__GIVEN DATA__
* * * *

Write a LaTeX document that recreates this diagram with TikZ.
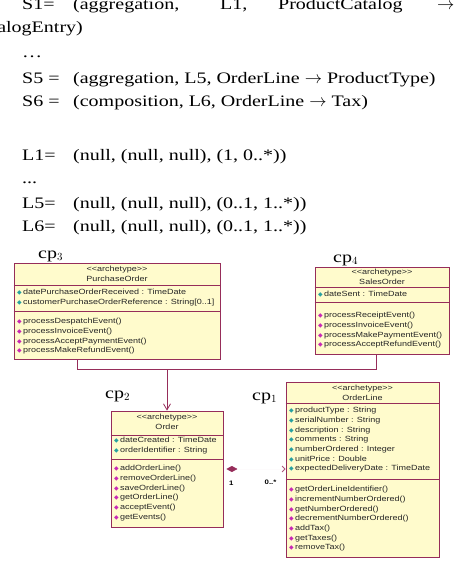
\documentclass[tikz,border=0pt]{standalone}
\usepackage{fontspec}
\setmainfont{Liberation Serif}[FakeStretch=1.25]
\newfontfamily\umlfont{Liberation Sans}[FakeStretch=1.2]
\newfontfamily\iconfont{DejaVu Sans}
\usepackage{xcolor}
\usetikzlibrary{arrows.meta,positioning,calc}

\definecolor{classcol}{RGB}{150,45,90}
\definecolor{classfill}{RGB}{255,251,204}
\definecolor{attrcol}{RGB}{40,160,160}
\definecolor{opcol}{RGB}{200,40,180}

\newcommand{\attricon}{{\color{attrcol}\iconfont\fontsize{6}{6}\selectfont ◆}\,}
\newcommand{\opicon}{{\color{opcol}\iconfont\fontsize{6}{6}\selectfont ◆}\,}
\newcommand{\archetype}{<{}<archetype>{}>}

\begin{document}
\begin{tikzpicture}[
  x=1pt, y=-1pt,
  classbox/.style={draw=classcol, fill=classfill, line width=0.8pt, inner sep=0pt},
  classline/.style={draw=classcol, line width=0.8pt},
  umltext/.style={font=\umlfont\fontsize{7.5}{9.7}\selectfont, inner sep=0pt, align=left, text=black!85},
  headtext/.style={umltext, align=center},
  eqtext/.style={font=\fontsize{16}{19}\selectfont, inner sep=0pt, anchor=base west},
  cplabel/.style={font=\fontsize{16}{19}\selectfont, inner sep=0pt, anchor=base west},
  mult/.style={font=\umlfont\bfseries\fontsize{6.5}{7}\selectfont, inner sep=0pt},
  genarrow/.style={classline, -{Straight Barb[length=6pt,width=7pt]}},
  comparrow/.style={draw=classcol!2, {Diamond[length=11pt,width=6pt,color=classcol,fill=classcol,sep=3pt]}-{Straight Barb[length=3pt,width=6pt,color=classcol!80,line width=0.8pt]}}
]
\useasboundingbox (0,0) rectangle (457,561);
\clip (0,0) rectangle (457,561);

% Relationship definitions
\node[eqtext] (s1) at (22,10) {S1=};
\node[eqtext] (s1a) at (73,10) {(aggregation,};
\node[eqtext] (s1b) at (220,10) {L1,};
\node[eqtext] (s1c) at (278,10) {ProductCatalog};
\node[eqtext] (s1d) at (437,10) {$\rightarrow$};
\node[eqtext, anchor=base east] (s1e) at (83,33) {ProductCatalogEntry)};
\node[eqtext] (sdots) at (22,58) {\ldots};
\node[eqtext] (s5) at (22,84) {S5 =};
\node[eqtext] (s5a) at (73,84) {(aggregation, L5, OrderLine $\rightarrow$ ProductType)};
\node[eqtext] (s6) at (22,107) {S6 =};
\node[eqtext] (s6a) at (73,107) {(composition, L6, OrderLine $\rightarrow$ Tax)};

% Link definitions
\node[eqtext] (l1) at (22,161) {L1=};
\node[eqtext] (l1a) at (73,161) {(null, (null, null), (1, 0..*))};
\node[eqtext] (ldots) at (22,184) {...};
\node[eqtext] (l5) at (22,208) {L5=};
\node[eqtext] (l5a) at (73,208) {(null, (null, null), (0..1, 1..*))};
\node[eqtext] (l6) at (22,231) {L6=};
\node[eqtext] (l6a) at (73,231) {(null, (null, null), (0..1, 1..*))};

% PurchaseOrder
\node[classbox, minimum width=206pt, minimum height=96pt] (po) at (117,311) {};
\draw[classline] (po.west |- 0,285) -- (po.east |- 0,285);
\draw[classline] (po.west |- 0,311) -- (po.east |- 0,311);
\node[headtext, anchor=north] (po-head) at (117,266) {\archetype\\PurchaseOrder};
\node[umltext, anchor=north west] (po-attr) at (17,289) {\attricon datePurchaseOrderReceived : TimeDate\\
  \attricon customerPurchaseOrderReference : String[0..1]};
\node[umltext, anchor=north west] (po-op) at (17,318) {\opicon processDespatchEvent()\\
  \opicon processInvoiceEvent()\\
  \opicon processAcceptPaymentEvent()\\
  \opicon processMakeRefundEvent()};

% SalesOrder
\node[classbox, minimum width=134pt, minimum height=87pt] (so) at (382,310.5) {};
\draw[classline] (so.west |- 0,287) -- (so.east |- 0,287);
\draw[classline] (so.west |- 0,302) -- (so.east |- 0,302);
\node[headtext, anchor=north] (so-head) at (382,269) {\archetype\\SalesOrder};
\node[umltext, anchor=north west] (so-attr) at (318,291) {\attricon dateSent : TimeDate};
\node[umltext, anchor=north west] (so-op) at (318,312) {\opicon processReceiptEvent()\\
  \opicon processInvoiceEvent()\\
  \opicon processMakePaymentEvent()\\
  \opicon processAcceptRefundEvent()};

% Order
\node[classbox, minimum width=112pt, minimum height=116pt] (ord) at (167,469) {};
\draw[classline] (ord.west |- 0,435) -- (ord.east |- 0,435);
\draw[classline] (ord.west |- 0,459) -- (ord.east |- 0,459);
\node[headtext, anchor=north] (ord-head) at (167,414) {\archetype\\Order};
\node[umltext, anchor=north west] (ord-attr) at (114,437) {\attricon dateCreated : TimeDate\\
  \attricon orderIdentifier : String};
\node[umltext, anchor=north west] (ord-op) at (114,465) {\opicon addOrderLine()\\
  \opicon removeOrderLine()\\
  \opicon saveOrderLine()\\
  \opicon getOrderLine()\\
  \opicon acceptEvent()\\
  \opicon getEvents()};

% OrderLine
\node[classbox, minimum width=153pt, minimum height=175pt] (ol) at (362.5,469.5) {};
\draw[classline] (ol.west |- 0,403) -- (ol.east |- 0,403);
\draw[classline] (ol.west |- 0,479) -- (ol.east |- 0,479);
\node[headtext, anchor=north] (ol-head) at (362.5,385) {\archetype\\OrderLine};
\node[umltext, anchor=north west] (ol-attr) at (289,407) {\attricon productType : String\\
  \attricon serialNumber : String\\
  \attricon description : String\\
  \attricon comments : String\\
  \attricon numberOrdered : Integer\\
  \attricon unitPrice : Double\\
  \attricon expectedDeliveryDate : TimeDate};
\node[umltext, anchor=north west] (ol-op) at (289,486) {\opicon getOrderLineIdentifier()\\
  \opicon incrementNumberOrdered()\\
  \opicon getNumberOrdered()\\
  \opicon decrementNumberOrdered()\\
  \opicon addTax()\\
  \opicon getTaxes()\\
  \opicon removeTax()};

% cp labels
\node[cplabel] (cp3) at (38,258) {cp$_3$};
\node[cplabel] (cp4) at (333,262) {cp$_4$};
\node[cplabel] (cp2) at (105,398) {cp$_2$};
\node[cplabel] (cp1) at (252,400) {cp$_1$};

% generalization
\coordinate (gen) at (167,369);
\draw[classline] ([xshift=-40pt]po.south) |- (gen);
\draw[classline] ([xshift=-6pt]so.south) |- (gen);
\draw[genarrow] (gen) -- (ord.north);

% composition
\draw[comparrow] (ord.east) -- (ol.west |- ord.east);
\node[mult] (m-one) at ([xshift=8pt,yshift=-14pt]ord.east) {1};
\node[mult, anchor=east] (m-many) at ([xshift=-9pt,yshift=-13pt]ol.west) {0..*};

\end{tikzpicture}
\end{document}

* * * *

__PROMPT__
Leave out the pictures and print every line of the data exactly.

__SOLUTION FOR THIS PROBLEM__
Write a LaTeX document that recreates this diagram with TikZ.
\documentclass[tikz,border=0pt]{standalone}
\usepackage{fontspec}
\setmainfont{Liberation Serif}[FakeStretch=1.25]
\newfontfamily\umlfont{Liberation Sans}[FakeStretch=1.2]
\newfontfamily\iconfont{DejaVu Sans}
\usepackage{xcolor}
\usetikzlibrary{arrows.meta,positioning,calc}

\definecolor{classcol}{RGB}{150,45,90}
\definecolor{classfill}{RGB}{255,251,204}
\definecolor{attrcol}{RGB}{40,160,160}
\definecolor{opcol}{RGB}{200,40,180}

\newcommand{\attricon}{{\color{attrcol}\iconfont\fontsize{6}{6}\selectfont ◆}\,}
\newcommand{\opicon}{{\color{opcol}\iconfont\fontsize{6}{6}\selectfont ◆}\,}
\newcommand{\archetype}{<{}<archetype>{}>}

\begin{document}
\begin{tikzpicture}[
  x=1pt, y=-1pt,
  classbox/.style={draw=classcol, fill=classfill, line width=0.8pt, inner sep=0pt},
  classline/.style={draw=classcol, line width=0.8pt},
  umltext/.style={font=\umlfont\fontsize{7.5}{9.7}\selectfont, inner sep=0pt, align=left, text=black!85},
  headtext/.style={umltext, align=center},
  eqtext/.style={font=\fontsize{16}{19}\selectfont, inner sep=0pt, anchor=base west},
  cplabel/.style={font=\fontsize{16}{19}\selectfont, inner sep=0pt, anchor=base west},
  mult/.style={font=\umlfont\bfseries\fontsize{6.5}{7}\selectfont, inner sep=0pt},
  genarrow/.style={classline, -{Straight Barb[length=6pt,width=7pt]}},
  comparrow/.style={draw=classcol!2, {Diamond[length=11pt,width=6pt,color=classcol,fill=classcol,sep=3pt]}-{Straight Barb[length=3pt,width=6pt,color=classcol!80,line width=0.8pt]}}
]
\useasboundingbox (0,0) rectangle (457,561);
\clip (0,0) rectangle (457,561);

% Relationship definitions
\node[eqtext] (s1) at (22,10) {S1=};
\node[eqtext] (s1a) at (73,10) {(aggregation,};
\node[eqtext] (s1b) at (220,10) {L1,};
\node[eqtext] (s1c) at (278,10) {ProductCatalog};
\node[eqtext] (s1d) at (437,10) {$\rightarrow$};
\node[eqtext, anchor=base east] (s1e) at (83,33) {ProductCatalogEntry)};
\node[eqtext] (sdots) at (22,58) {\ldots};
\node[eqtext] (s5) at (22,84) {S5 =};
\node[eqtext] (s5a) at (73,84) {(aggregation, L5, OrderLine $\rightarrow$ ProductType)};
\node[eqtext] (s6) at (22,107) {S6 =};
\node[eqtext] (s6a) at (73,107) {(composition, L6, OrderLine $\rightarrow$ Tax)};

% Link definitions
\node[eqtext] (l1) at (22,161) {L1=};
\node[eqtext] (l1a) at (73,161) {(null, (null, null), (1, 0..*))};
\node[eqtext] (ldots) at (22,184) {...};
\node[eqtext] (l5) at (22,208) {L5=};
\node[eqtext] (l5a) at (73,208) {(null, (null, null), (0..1, 1..*))};
\node[eqtext] (l6) at (22,231) {L6=};
\node[eqtext] (l6a) at (73,231) {(null, (null, null), (0..1, 1..*))};

% PurchaseOrder
\node[classbox, minimum width=206pt, minimum height=96pt] (po) at (117,311) {};
\draw[classline] (po.west |- 0,285) -- (po.east |- 0,285);
\draw[classline] (po.west |- 0,311) -- (po.east |- 0,311);
\node[headtext, anchor=north] (po-head) at (117,266) {\archetype\\PurchaseOrder};
\node[umltext, anchor=north west] (po-attr) at (17,289) {\attricon datePurchaseOrderReceived : TimeDate\\
  \attricon customerPurchaseOrderReference : String[0..1]};
\node[umltext, anchor=north west] (po-op) at (17,318) {\opicon processDespatchEvent()\\
  \opicon processInvoiceEvent()\\
  \opicon processAcceptPaymentEvent()\\
  \opicon processMakeRefundEvent()};

% SalesOrder
\node[classbox, minimum width=134pt, minimum height=87pt] (so) at (382,310.5) {};
\draw[classline] (so.west |- 0,287) -- (so.east |- 0,287);
\draw[classline] (so.west |- 0,302) -- (so.east |- 0,302);
\node[headtext, anchor=north] (so-head) at (382,269) {\archetype\\SalesOrder};
\node[umltext, anchor=north west] (so-attr) at (318,291) {\attricon dateSent : TimeDate};
\node[umltext, anchor=north west] (so-op) at (318,312) {\opicon processReceiptEvent()\\
  \opicon processInvoiceEvent()\\
  \opicon processMakePaymentEvent()\\
  \opicon processAcceptRefundEvent()};

% Order
\node[classbox, minimum width=112pt, minimum height=116pt] (ord) at (167,469) {};
\draw[classline] (ord.west |- 0,435) -- (ord.east |- 0,435);
\draw[classline] (ord.west |- 0,459) -- (ord.east |- 0,459);
\node[headtext, anchor=north] (ord-head) at (167,414) {\archetype\\Order};
\node[umltext, anchor=north west] (ord-attr) at (114,437) {\attricon dateCreated : TimeDate\\
  \attricon orderIdentifier : String};
\node[umltext, anchor=north west] (ord-op) at (114,465) {\opicon addOrderLine()\\
  \opicon removeOrderLine()\\
  \opicon saveOrderLine()\\
  \opicon getOrderLine()\\
  \opicon acceptEvent()\\
  \opicon getEvents()};

% OrderLine
\node[classbox, minimum width=153pt, minimum height=175pt] (ol) at (362.5,469.5) {};
\draw[classline] (ol.west |- 0,403) -- (ol.east |- 0,403);
\draw[classline] (ol.west |- 0,479) -- (ol.east |- 0,479);
\node[headtext, anchor=north] (ol-head) at (362.5,385) {\archetype\\OrderLine};
\node[umltext, anchor=north west] (ol-attr) at (289,407) {\attricon productType : String\\
  \attricon serialNumber : String\\
  \attricon description : String\\
  \attricon comments : String\\
  \attricon numberOrdered : Integer\\
  \attricon unitPrice : Double\\
  \attricon expectedDeliveryDate : TimeDate};
\node[umltext, anchor=north west] (ol-op) at (289,486) {\opicon getOrderLineIdentifier()\\
  \opicon incrementNumberOrdered()\\
  \opicon getNumberOrdered()\\
  \opicon decrementNumberOrdered()\\
  \opicon addTax()\\
  \opicon getTaxes()\\
  \opicon removeTax()};

% cp labels
\node[cplabel] (cp3) at (38,258) {cp$_3$};
\node[cplabel] (cp4) at (333,262) {cp$_4$};
\node[cplabel] (cp2) at (105,398) {cp$_2$};
\node[cplabel] (cp1) at (252,400) {cp$_1$};

% generalization
\coordinate (gen) at (167,369);
\draw[classline] ([xshift=-40pt]po.south) |- (gen);
\draw[classline] ([xshift=-6pt]so.south) |- (gen);
\draw[genarrow] (gen) -- (ord.north);

% composition
\draw[comparrow] (ord.east) -- (ol.west |- ord.east);
\node[mult] (m-one) at ([xshift=8pt,yshift=-14pt]ord.east) {1};
\node[mult, anchor=east] (m-many) at ([xshift=-9pt,yshift=-13pt]ol.west) {0..*};

\end{tikzpicture}
\end{document}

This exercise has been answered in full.